Jeremy Foraker closed on his purchase of 2 NE Ninth St., which he undoubtedly will transform into a cool collection of office and retail. I had heard Earl was a little down, as he was always a reluctant seller, so his son Stanley, friend Eugene Lawson and I brought in a Friday afternoon lunch of Nashbird chicken and onion rings to Earl’s newly constructed house near NE 15th Street and N. Walnut Avenue.
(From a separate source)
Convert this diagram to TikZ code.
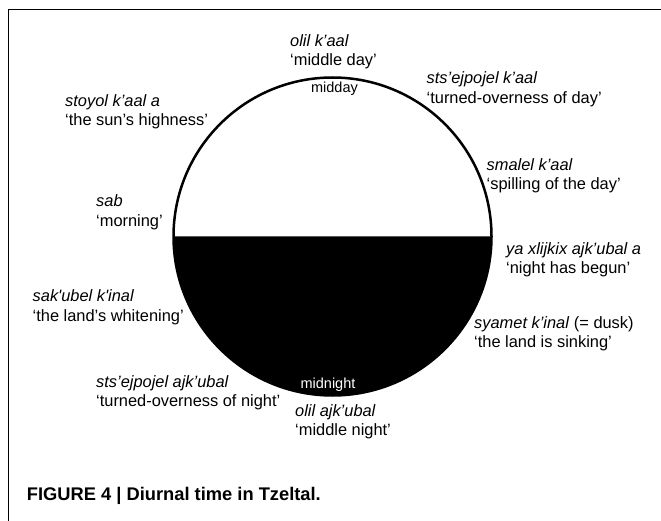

Newbie observers may not know that Earl’s fingerprints are all over Auto Alley; after a stint serving his country in the Marines, Earl began his career in coffee, working his way up to general manager for Cain’s Coffee Co., whose ivory brick headquarters on NE 12th Street is now slated for a massive retrofit. Earl’s oldest sons Steve and Fred were buying coffee from Cain’s until they decided to roast their own, and soon after his retirement from Cain’s, Earl was knee-deep in working with these two sons at Neighbors’ Brothers Coffee. A few years later, Earl helped son David start a totally separate business based in Tulsa around his own brand of the brew – Java Dave’s.

While I had met Earl during his Cain’s tenure in the ‘70s (my dad bought his product for our family’s restaurants in Weatherford), it was around 2004 that Earl and I became well-acquainted. I felt privileged to observe as Earl worked tirelessly to squeeze income from his collection of buildings that he and his sons had cobbled together when no one else wanted them. Starting at NE 12th Street and working south, the Neighbors clan amassed well over 300,000 square feet, spanning both sides of 10th and Ninth streets and most of the north side of Eighth Street. Being from the waste-not, want-not WW II generation, Earl showed amazing creativity in carving up these buildings into his ever-moving Java Dave’s shop, small offices and hundreds of climate-controlled storage lockers.

Following a 2011 sale of five buildings to his tenant Randy Kamp, Earl finally sold his last properties, to developer Brandon Lodge last year, and now to Foraker. While he deserves to rest, I know Earl would still be out creating if his legs would let him.